Apple is making self-driving car systems but probably won't build its own vehicle, Tim Cook confirms

The company has kept its plans entirely secret until now

Andrew Griffin
Tuesday 13 June 2017 11:28 BST

Apple has spoken about its plans for self-driving cars for the first time.

The company won't be building its own vehicle, boss Tim Cook said. But it's doing something that might be even more important: building technology that can be put into a car to make it able to drive itself.

He said that the company was excited about such developments, including electric cars. For the moment however it is focusing on "autonomous systems", something that Mr Cook said could be used to power self-driving vehicles in the future but a range of different products too.

Asked whether he was worried that Apple was being left behind by more vocal self-driving car companies like Google and Tesla, Mr Cook said that he recognised that disruption was coming – but that Apple was working to deal with it.

"I think there is a major disruption looming there," he told Bloomberg TV. "Not only for self-driving cars, but also the electrification piece. If you've driven an all electric car, it's actually a marvelous experience. And it's a marvelous experience not to stop at the filling station or gas station, whatever you want to call it. Plus you have ride sharing on top of this. So you have got three vectors of change happening generally in the same timeframe.

"So as we look at it, what we're focusing on – what we've talked about focusing on publicly – is we're focusing on autonomous systems. Clearly one purpose of autonomous systems is self-driving cars – there are others.

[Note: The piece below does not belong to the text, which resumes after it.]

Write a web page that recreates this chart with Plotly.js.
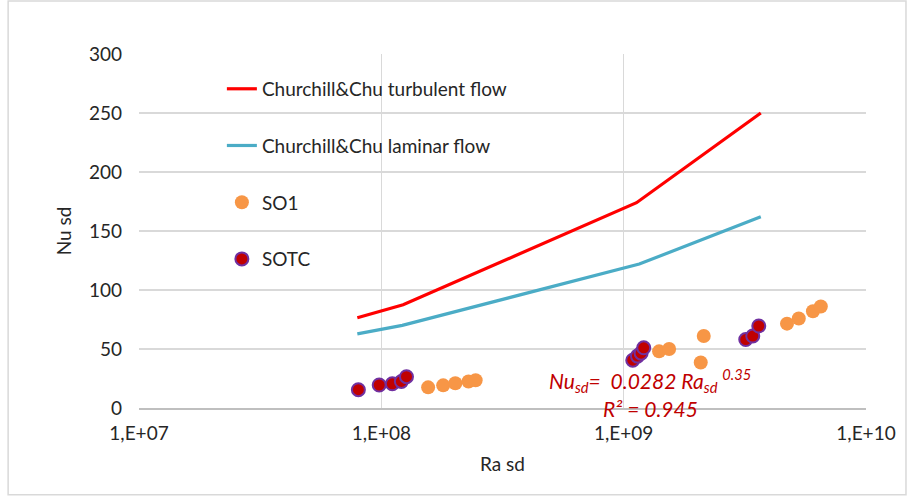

"We sort of see it as the mother of all AI projects. It's probably one of the most difficult AI projects to work on. Autonomy is something that's incredibly exciting for us."

Mr Cook wasn't clear what form the company's self-driving projects would take. But he made reference to developing the "core technology" needed – Apple tends to use the word "core" for technologies that are integrated into its products but that can be used by other developers in their own projects.

As such, it may be that the company would allow car companies to buy either the software or an entire piece of hardware to go into their cars. But Mr Cook wouldn't say what would actually be available for people to purchase.

"We're really not saying from a product point of view what we'll do," he said. "But we are saying it will be a core technology that we view as important."